Translation

The reason that we study lows in cycle analysis is because longer and shorter cycles tend to synchronize at lows. Peaks, on the other hand, almost never synchronize. Peaks, ideally, should occur at the halfWay period of the cycle. A 20-day cycle, for example, should have a peak 10 days from its last low. This rarely occurs. Peaks can occur earlier or later than the halfway point. Their location away from the center point is called translation. A right translation in a cycle is when the peak is beyond the halfway point, and a left translation is when the cycle peak occurs before the halfway point. Usually, the underlying trend from a longer cycle determines the amount of translation in the shorter cycle. In Chapter 12, “Trends—The Basics,” we noticed that trend directions determined the shape of the corrective trends. In an uptrend, for example, the upward trends were long and the corrections were short.

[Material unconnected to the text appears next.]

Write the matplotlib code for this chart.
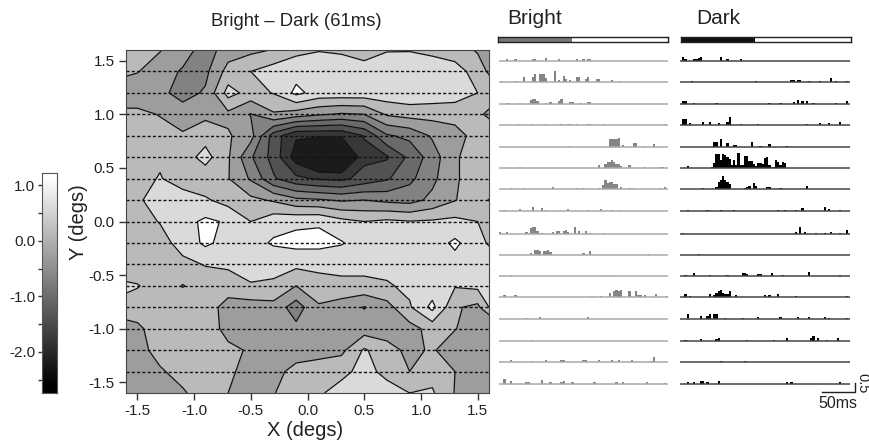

These were translating right because the peaks were beyond the halfway point between the lows. If the peak had occurred at the halfway point, we would be suspicious about the continuation of the upward trend. Because cycles are nested and synchronous, the shorter cycle is dominated by the trend of the next longer cycle.

The diminution of “rightness” or “leftness” suggests that the higher order cycle is also beginning to change direction. Translation is, thus, useful in checking where the overlying longer-term cycle trend direction is headed or if it is changing direction.